The dispute within the Attorney General's Office is centered around documents and other material from the Department of Environmental Quality that had been stored in the basement of the Department of Technology, Management and Budget’s Joint Operations Center. 

Hammoud requested additional time to examine the evidence, which could delay the criminal case against Lyon that began in June 2017. Whether the material was “concealed or simply overlooked,” a thorough examination “will serve the interest of justice,” Hammoud and Wayne County Prosecutor Kym Worthy said last week in a filing.

But the material in question had already been reviewed in accordance with procedures that Flood had agreed to, and “responsive” documents related to the Flint investigation had already been produced, Grossi said in a rare intervention notice by the Department of Attorney General. 

Michigan Assistant Attorney General Christina Grossi, left, is defending the Department of Attorney General's handling of recently rediscovered Flint water documents in a state building.

The stored material did not consist of millions of documents, she said. Rather, it was mostly material cleared from the offices of environmental regulators Michael Prysby and Stephen Busch — who pleaded no contest to misdemeanors in 2018 as part of plea deals — after they had been put on leave. Accompanying hard drives likely contain back-up images of computers that had already been searched, Grossi said.

The materials from Busch and Prysby mainly included training manuals, personnel files, DEQ policies and binders containing” metering and agenda notes not relevant to the Flint case, Grossi said.

In her filing last week, Hammoud claimed the evidence included a “list of names ominously titled ‘Phones/Wiped,’ along with data from at least one cell phone that (her team was) told did not exist.”

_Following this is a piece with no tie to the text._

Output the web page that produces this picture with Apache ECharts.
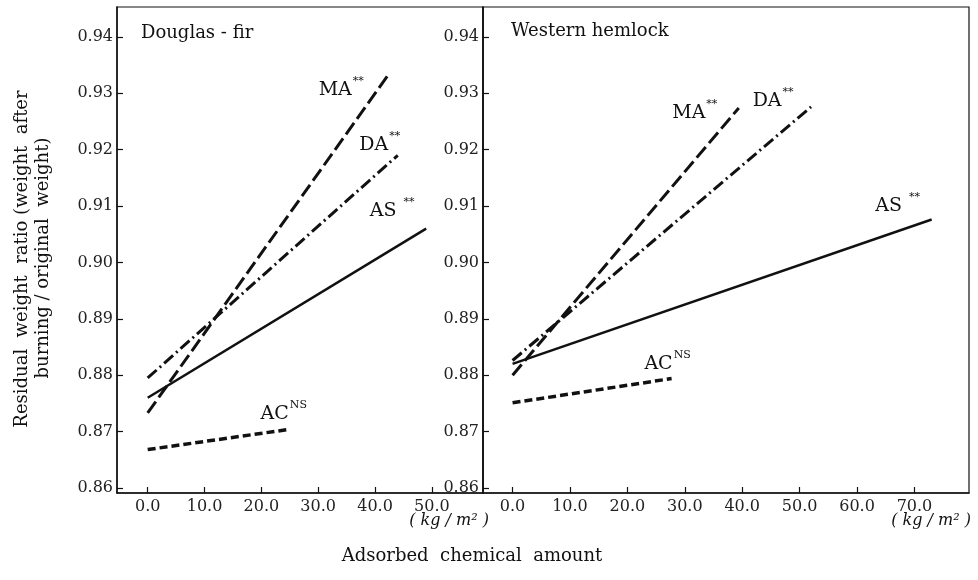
<!DOCTYPE html>
<html>
<head>
<meta charset="utf-8">
<script src="https://cdn.jsdelivr.net/npm/echarts@6/dist/echarts.min.js"></script>
<style>
* { margin: 0; padding: 0; }
#main { width: 978px; height: 580px; background: #fff; }
</style>
</head>
<body>
<div id="main"></div>
<script>
// tick labels
var yTicks = [0.86, 0.87, 0.88, 0.89, 0.90, 0.91, 0.92, 0.93, 0.94];
var firTicks = [0, 10, 20, 30, 40, 50];
var hemTicks = [0, 10, 20, 30, 40, 50, 60, 70];

// regression lines: [adsorbed amount kg/m2, residual weight ratio]
var firMA = [[0, 0.8733], [42.5, 0.9335]];
var firDA = [[0, 0.8795], [44, 0.919]];
var firAS = [[0, 0.876], [49, 0.906]];
var firAC = [[0, 0.8668], [25, 0.8704]];

var hemMA = [[0, 0.8800], [39.4, 0.9274]];
var hemDA = [[0, 0.8826], [52, 0.9276]];
var hemAS = [[0, 0.8820], [73, 0.9076]];
var hemAC = [[0, 0.8751], [27.7, 0.8794]];

var FONT = 'DejaVu Serif';
var INK = '#111';

function xAxis(grid, min, max, ticks) {
  return {
    gridIndex: grid, type: 'value', min: min, max: max,
    axisLine: { onZero: false, lineStyle: { color: INK, width: 1.5 } },
    axisTick: { inside: true, length: 6, customValues: ticks, lineStyle: { color: INK, width: 1.2 } },
    axisLabel: { customValues: ticks, formatter: function (v) { return v.toFixed(1); },
      fontFamily: FONT, fontSize: 16, color: '#222', margin: 6 },
    splitLine: { show: false }
  };
}

function yAxis(grid) {
  return {
    gridIndex: grid, type: 'value', min: 0.8591, max: 0.9453,
    axisLine: { onZero: false, lineStyle: { color: INK, width: 1.5 } },
    axisTick: { inside: true, length: 6, customValues: yTicks, lineStyle: { color: INK, width: 1.2 } },
    axisLabel: { customValues: yTicks, formatter: function (v) { return v.toFixed(2); },
      fontFamily: FONT, fontSize: 16, color: '#222', margin: 4 },
    splitLine: { show: false }
  };
}

function line(name, sup, data, dash, width, gi, off) {
  return {
    name: name, type: 'line', xAxisIndex: gi, yAxisIndex: gi,
    data: data, showSymbol: false, symbol: 'none', silent: true,
    lineStyle: { color: INK, width: width, type: dash, cap: 'butt' },
    markPoint: {
      symbol: 'circle', symbolSize: 0, silent: true,
      data: [{ coord: data[data.length - 1] }],
      label: {
        show: true, position: 'inside', offset: off,
        formatter: '{m|' + name + '}{s|' + sup + '}',
        rich: {
          m: { fontFamily: FONT, fontSize: 19, color: INK, lineHeight: 24, verticalAlign: 'bottom' },
          s: { fontFamily: FONT, fontSize: 11, color: INK, lineHeight: 24, verticalAlign: 'top', padding: [0, 0, 0, 1] }
        }
      }
    }
  };
}

var chart = echarts.init(document.getElementById('main'));
chart.setOption({
  backgroundColor: '#fff',
  animation: false,
  title: [
    { text: 'Douglas - fir', left: 136, top: 19, textStyle: { fontFamily: FONT, fontSize: 18, fontWeight: 'normal', color: INK } },
    { text: 'Western hemlock', left: 506, top: 17, textStyle: { fontFamily: FONT, fontSize: 18, fontWeight: 'normal', color: INK } }
  ],
  grid: [
    { left: 117, top: 7, width: 366, height: 486, show: true, borderColor: INK, borderWidth: 1.2 },
    { left: 483, top: 7, width: 486, height: 486, show: true, borderColor: INK, borderWidth: 1.2 }
  ],
  xAxis: [xAxis(0, -5.4, 59, firTicks), xAxis(1, -5.15, 79.5, hemTicks)],
  yAxis: [yAxis(0), yAxis(1)],
  series: [
    line('MA', '**', firMA, [14, 5], 3, 0, [-48, 14]),
    line('DA', '**', firDA, [12, 4, 2, 4], 3, 0, [-18, -13]),
    line('AS ', '**', firAS, 'solid', 2.5, 0, [-34, -20]),
    line('AC', 'NS', firAC, [8, 4], 3.5, 0, [-6, -18]),
    line('MA', '**', hemMA, [14, 5], 3, 1, [-44, 3]),
    line('DA', '**', hemDA, [12, 4, 2, 4], 3, 1, [-38, -8]),
    line('AS ', '**', hemAS, 'solid', 2.5, 1, [-34, -16]),
    line('AC', 'NS', hemAC, [8, 4], 3.5, 1, [-4, -17])
  ],
  graphic: [
    { type: 'text', x: 22, y: 259, rotation: Math.PI / 2,
      style: { text: 'Residual  weight  ratio (weight  after', font: '18px "DejaVu Serif"', fill: INK, align: 'center', verticalAlign: 'middle' } },
    { type: 'text', x: 43, y: 258, rotation: Math.PI / 2,
      style: { text: 'burning / original  weight)', font: '18px "DejaVu Serif"', fill: INK, align: 'center', verticalAlign: 'middle' } },
    { type: 'text', x: 472, y: 556,
      style: { text: 'Adsorbed  chemical  amount', font: '18px "DejaVu Serif"', fill: INK, align: 'center', verticalAlign: 'middle' } },
    { type: 'text', x: 449, y: 521,
      style: { text: '( kg / m² )', font: 'italic 16px "DejaVu Serif"', fill: INK, align: 'center', verticalAlign: 'middle' } },
    { type: 'text', x: 931, y: 521,
      style: { text: '( kg / m² )', font: 'italic 16px "DejaVu Serif"', fill: INK, align: 'center', verticalAlign: 'middle' } }
  ]
});
</script>
</body>
</html>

The Office of Special Counsel never provided the department with the names on that list, so it is unclear whether data from the phones in question had already been duplicated and preserved, Grossi said.

All told, Grossi outlined an extensive document discovery process and said the Department of Attorney General had produced 305,692 documents in the case consisting of more than 1,509,364 pages. Several state agencies hired private attorneys to help them respond to subpoenas and requests for information, she said.

Any “allegations of misconduct against assistant attorney generals” who were involved in the document production “are unsupported,” Grossi wrote.

The Office of Special Counsel declined direct comment on Grossi's filing, but Hammoud and Worthy issued a joint statement saying they "will address all matters relevant to our motion in court."

Private attorney Chip Chamberlain, who is defending Lyon in the criminal case, said Grossi’s filing is “entirely consistent” with his understanding of the discovery process and called Hammoud’s claims to the contrary “deeply troubling.”

In this Aug. 20, 2018, file photo, Nick Lyon, director of the Michigan Department of Health and Human Services, listens to the judge during his preliminary examination at Genesee District Court in Flint, Mich. Lawyers for Lyon are vigorously opposing an effort to put his Flint water criminal case on hold for six months, saying it's a sign of the prosecution team's "dysfunction."

“They appear designed to smear Mr. Lyon together with any number of hard-working public servants who tried to keep politics out of the whole process,” Chamberlain said.

Former Attorney General Bill Schuette, who appointed Flood to lead the investigation into the Flint water crisis, first announced charges against Lyon on June 14, 2017.

Lyon is set to go to trial in Genesee County Circuit Court on two counts of involuntary manslaughter and one count of misconduct in office connected to the Flint region's 2014-15 Legionnaires' disease outbreak that killed 12 people and sickened another 79 people. 

In a Monday filing for Lyon, Chamberlain urged Judge Farah to reject Hammoud’s request to delay the case because of the material that had been stored in the basement of a state government building.

“The stay request is worse than meritless,” he wrote. “The motion invites the court to rescue the prosecution from its own team’s dysfunction, all at the expense of Mr. Lyon, who has been vigorously proclaiming his innocence by diligently seeking relief from the courts.”